Não me parece que ninguém seja a favor do aborto em si. Mas é inadmissivel que em uma sociedade democrática e secular as mulheres tenham suas decisões e o direito ao próprio corpo tutelados pelo Estado. Um Estado cujas regras foram historicamente formatadas por indivíduos homens que nunca carregaram no corpo e na mente as dores e os dilemas dessa decisão.
Há, obviamente, argumentos legítimos e altruistas que falam do valor à vida. Mas se considerarmos o alto índice de mulheres que morrem vítimas de abortos mal feitos, é preciso repensar esse ponto. Sobretudo quando se observam números de países como o Uruguai, que em 2012 mudou a lei para permitir a interrupção de gestações.
No país vizinho, segundo dados oficiais, a desistência de abortos aumentou em 30%, já que antes do procedimento as mães recebem auxílio psicológico e muitas mudam de ideia. Também zerou o número de mulheres mortas em decorrência de abortos mal feitos.

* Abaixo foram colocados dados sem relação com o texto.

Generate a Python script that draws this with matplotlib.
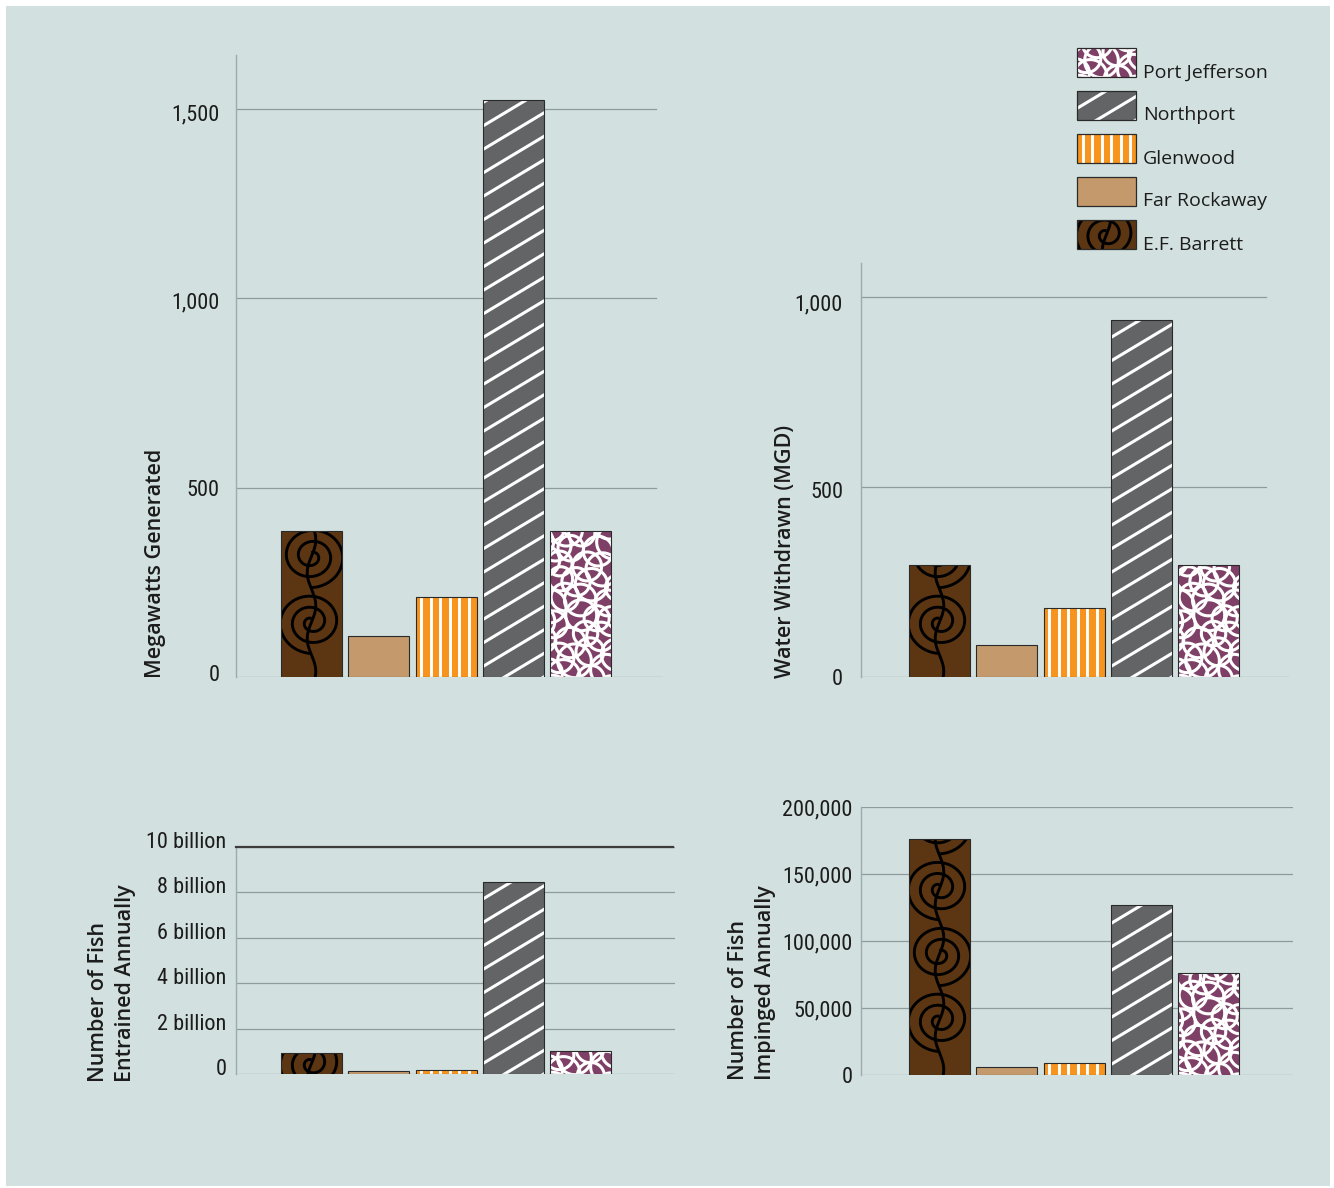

Mas em um Congresso dominado por pastores fundamentalistas e oportunistas políticos a discussão é quase sempre assentada em argumentos religiosos. Ironicamente são esses os mesmos grupos que se opõem a politicas de educação sexual (e gênero) nas escolas.
A esperança de avanços está no STF. Como o Estado é laico e suas leis valem para o mundo terreno, o que se espera é uma justiça humana. Qualquer coisa além disso é mero diversionismo político eleitoreiro.